All this driving around with the children, their interests and the dangers they are and aren’t aware of resonates with my thinking on Grace right now.

Through many dangers, toils and snares I have already come;

‘Tis Grace has brought me safe thus far, and Grace will lead me home.

This mad journey through depression, anxiety and everyday parenting is littered with signs of every description. Books, music, advice, jokes, stories, blogs, sermons, events, friendships. Some are clearly in my best interests, guiding me or slowing me down. Others are harder to interpret – perhaps I don’t have the tools right now – and I cannot navigate alone.

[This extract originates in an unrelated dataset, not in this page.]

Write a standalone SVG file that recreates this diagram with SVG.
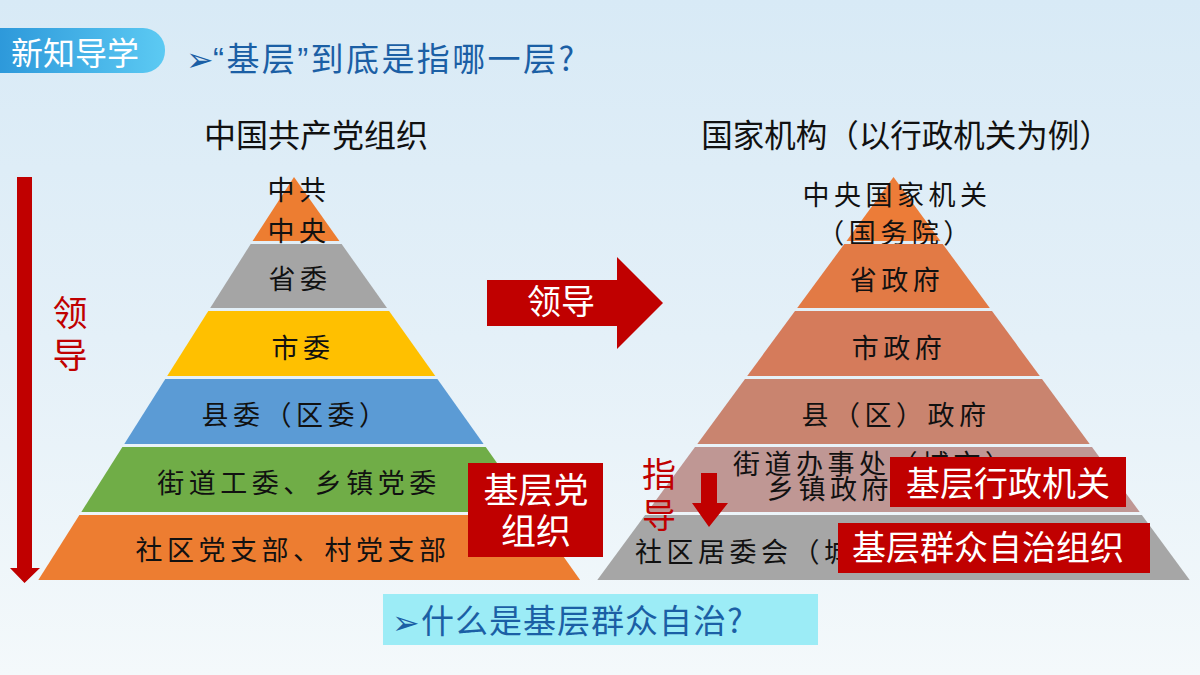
<svg xmlns="http://www.w3.org/2000/svg" width="1200" height="675" viewBox="0 0 1200 675">
<defs>
<linearGradient id="bg" x1="0" y1="0" x2="0" y2="1">
<stop offset="0" stop-color="#D8EAF6"/>
<stop offset="0.5" stop-color="#E4F0F8"/>
<stop offset="1" stop-color="#F4F9FB"/>
</linearGradient>
<linearGradient id="badge" x1="0" y1="0" x2="1" y2="0">
<stop offset="0" stop-color="#2590D6"/>
<stop offset="1" stop-color="#5CCAF3"/>
</linearGradient>
<style>
.kai{font-family:"Noto Sans CJK SC","Noto Sans CJK TC",sans-serif;font-size:27px;fill:#111;letter-spacing:4.5px;text-anchor:middle}
.title{font-family:"Noto Sans CJK SC",sans-serif;font-size:32px;fill:#111;text-anchor:middle}
.blue{font-family:"Noto Sans CJK SC",sans-serif;font-size:33px;fill:#1B5FA5;letter-spacing:1px}
.q{font-family:"Liberation Sans",sans-serif}
.wl{font-family:"Noto Sans CJK SC",sans-serif;font-size:34px;fill:#fff;text-anchor:middle}
.rl{font-family:"Noto Sans CJK SC",sans-serif;font-size:34px;fill:#C00000;text-anchor:middle}
.red{fill:#C00000}
.bul{font-family:"DejaVu Sans",sans-serif;font-size:33px;fill:#1B5FA5}
</style>
</defs>
<rect width="1200" height="675" fill="url(#bg)"/>

<g id="header">
<rect x="-30" y="28" width="195" height="45" rx="22" fill="url(#badge)"/>
<text x="11" y="65" font-family="Noto Sans CJK SC, sans-serif" font-size="32" fill="#fff">新知导学</text>
<text class="bul" x="186" y="71">➢</text>
<text class="blue" x="213" y="71" style="letter-spacing:2.4px"><tspan class="q">“</tspan>基层<tspan class="q">”</tspan>到底是指哪一层?</text>
</g>

<g id="title-left"><text class="title" x="316" y="147">中国共产党组织</text></g>
<g id="title-right"><text class="title" x="906" y="147" style="font-size:31.5px">国家机构（以行政机关为例）</text></g>

<g id="party-pyramid">
<g id="p1"><polygon points="294,177 339.4,241 252.6,241" fill="#ED7D31"/><text class="kai" x="299" y="200">中共</text><text class="kai" x="299" y="241">中央</text></g>
<g id="p2"><polygon points="250.7,244 341.6,244 387,308 210.2,308" fill="#A5A5A5"/><text class="kai" x="300" y="289">省委</text></g>
<g id="p3"><polygon points="208.3,311 389.1,311 435.3,376 167.2,376" fill="#FFC000"/><text class="kai" x="303" y="358">市委</text></g>
<g id="p4"><polygon points="165.3,379 437.4,379 483.6,444 124.3,444" fill="#5B9BD5"/><text class="kai" x="296" y="425">县委（区委）</text></g>
<g id="p5"><polygon points="122.4,447 485.7,447 531.9,512 81.3,512" fill="#70AD47"/><text class="kai" x="299" y="493">街道工委、乡镇党委</text></g>
<g id="p6"><polygon points="79.4,515 534,515 580.1,580 38.3,580" fill="#ED7D31"/><text class="kai" x="293" y="560">社区党支部、村党支部</text></g>
</g>

<g id="state-pyramid">
<g id="s1"><polygon points="893.5,177 940.5,241 846.5,241" fill="#EC7C38"/><text class="kai" x="897" y="205">中央国家机关</text><text class="kai" x="896" y="243">（国务院）</text></g>
<g id="s2"><polygon points="844.3,244 942.7,244 989.8,308 797.2,308" fill="#E27A45"/><text class="kai" x="897" y="290">省政府</text></g>
<g id="s3"><polygon points="795,311 992,311 1039.8,376 747.2,376" fill="#D57B5B"/><text class="kai" x="899" y="358">市政府</text></g>
<g id="s4"><polygon points="745,379 1042,379 1089.7,444 697.3,444" fill="#C9846F"/><text class="kai" x="896" y="425">县（区）政府</text></g>
<g id="s5"><polygon points="695,447 1092,447 1139.7,512 647.3,512" fill="#BF9794"/><text class="kai" x="733" y="474" style="text-anchor:start">街道办事处（城市）</text><text class="kai" x="767" y="499" style="text-anchor:start">乡镇政府（农村）</text></g>
<g id="s6"><polygon points="645.1,515 1141.9,515 1189.7,580 597.3,580" fill="#A6A6A6"/><text class="kai" x="635" y="562" style="text-anchor:start">社区居委会（城市）、村委会（农村）</text></g>
</g>

<g id="connectors">
<polygon class="red" points="17,177 32,177 32,568 40,568 24.5,583 10,568 17,568"/>
<polygon class="red" points="487,280 617,280 617,257 663,303 617,349 617,326 487,326"/>
<polygon class="red" points="701,473 717,473 717,503 728,503 709,527 692,503 701,503"/>
</g>

<g id="lead-left"><text class="rl" x="70" y="326" style="font-size:35px">领</text><text class="rl" x="70" y="368" style="font-size:35px">导</text></g>
<g id="lead-arrow-label"><text class="wl" x="561" y="314">领导</text></g>
<g id="guide-label"><text class="rl" x="659" y="487">指</text><text class="rl" x="659" y="528">导</text></g>

<g id="label-party"><rect class="red" x="468" y="463" width="135" height="94"/><text class="wl" x="536" y="503" style="font-size:35px">基层党</text><text class="wl" x="536" y="544" style="font-size:35px">组织</text></g>
<g id="label-admin"><rect class="red" x="890" y="457" width="236" height="50"/><text class="wl" x="1008" y="496">基层行政机关</text></g>
<g id="label-mass"><rect class="red" x="838" y="523" width="312" height="50"/><text class="wl" x="988" y="560">基层群众自治组织</text></g>

<g id="question">
<rect x="383" y="594" width="435" height="51" fill="#9CECF6"/>
<text class="bul" x="392" y="634">➢</text>
<text class="blue" x="421" y="633">什么是基层群众自治?</text>
</g>
</svg>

I have a wonderful set of friends, counsellors and family working with me through these spots, and God’s Grace is clearly carrying me through even the darkest miles. There are clearly dangers – visible and invisible. Toils – hard work, sacrifices and tough decisions to make. Snares – temporary and habitual. Blood, sweat and tears. The world, the flesh and the devil. So many signs. Sensory overload at times – frequently, in fact.

The experience of learning deep trust for our relocation is strangely healing. It is necessary to focus on one thing at a time. The stress levels do rise at times – this week alone there have been hard decisions to make, and there will be more. But the journey is progressing and the companionship of God and his utter faithfulness and love is readily apparent because we are on the journey. Sitting in the passenger seat I can talk about my passions and fears with God and allow his Grace to carry me, help me make sense of my world and navigate me on routes I do not recognise. He’s brought me safe thus far. Against all the odds. I know he will bring me safely home.